If you’re lucky enough to have one of AMD’s high-end Ryzen Threadripper CPUs 2990WX (or the soon-to-come 2790WX) , AMD has just given you a cherry for the top of your sundae. A new piece of software called Dynamic Local Mode will boost performance on some tasks by rerouting loads in Windows. Robert Hallock of AMD introduced Dynamic Local Mode in a blog post on Friday.
Dynamic Local Mode was created to address a specific performance characteristic of Ryzen Threadripper. Instead of a single chip, AMD’s massive 32-core and 24-core Threadripper CPUs are built by connecting four dies using a high-speed fabric interface. Two of the dies have their own memory controllers, and two are pure compute chips which must access memory through the adjacent die.
While many workloads don’t care, those that are memory latency-intensive can take a hit. In some apps, the design can lead to performance degradation, which can now be fixed with Dynamic Local Mode.
Hallock explains how the software works in his blog post. “Dynamic Local Mode is implemented as a Windows 10 background service that measures how much CPU time each thread on the system is consuming. These threads are then ranked from most to least demanding, and the top threads are automatically pushed to the CPU cores that contain direct memory access.” Dynamic Local Mode does its best to juggle workloads without dropping anything important, Hallock continued. “Once these cores are consumed by work, additional threads are scheduled and executed on the next available CPU core. This process is continuous while the service is running, ensuring the most demanding threads always get preferential time on cores with local memory. (As a corollary, insignificant threads are pushed to other dies.)”
The company said its own tests have shown performance gains of 10 percent to 47 percent depending on the task. Most of the workloads AMD showed were games, but Rodinia HPC Benchmark was boosted by 21 percent using the Dynamic Local Mode.
While promising, AMD officials did warn users that not all apps will see a boost.
AMD said the mode will be integrated into a version of its Ryzen Master utility that’s scheduled to be released October 29. Dynamic Local Mode doesn’t require rebooting to turn on and doesn’t appear to disable cores to run.
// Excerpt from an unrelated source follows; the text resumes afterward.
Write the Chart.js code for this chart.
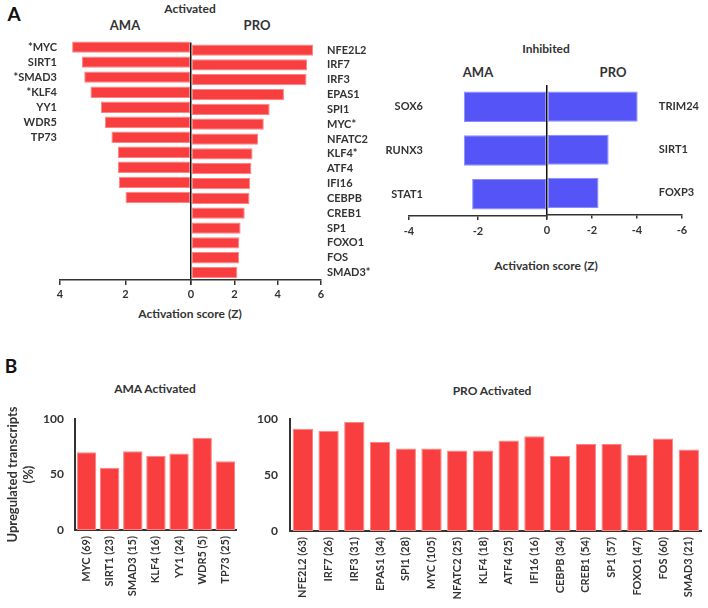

Although AMD did not openly blame Microsoft, it would appear that Dynamic Local Mode helps solve deficiencies with the Windows 10 operating system.
“Threads will always fill the nodes with local memory first, but this is a first-come, first-served affair in Windows that sometimes results in threads being executed remotely from their memory footprint,” Hallock wrote. “In such a system, some other mechanism is needed to preferentially execute threads on cores with local memory. Dynamic Local Mode is spiritually like Local Mode [a Ryzen Master feature created for the 1st Gen Ryzen Threadripper] in that it also endeavors to keep threads and their memory contents together.”
Before you get too excited, remember that this software works only on the upcoming 24-core Ryzen Threadripper 2970WX and the current 32-core Ryzen Threadripper 2990WX. Don’t look for it to appear for your 16-core or 12-core part, because it won’t.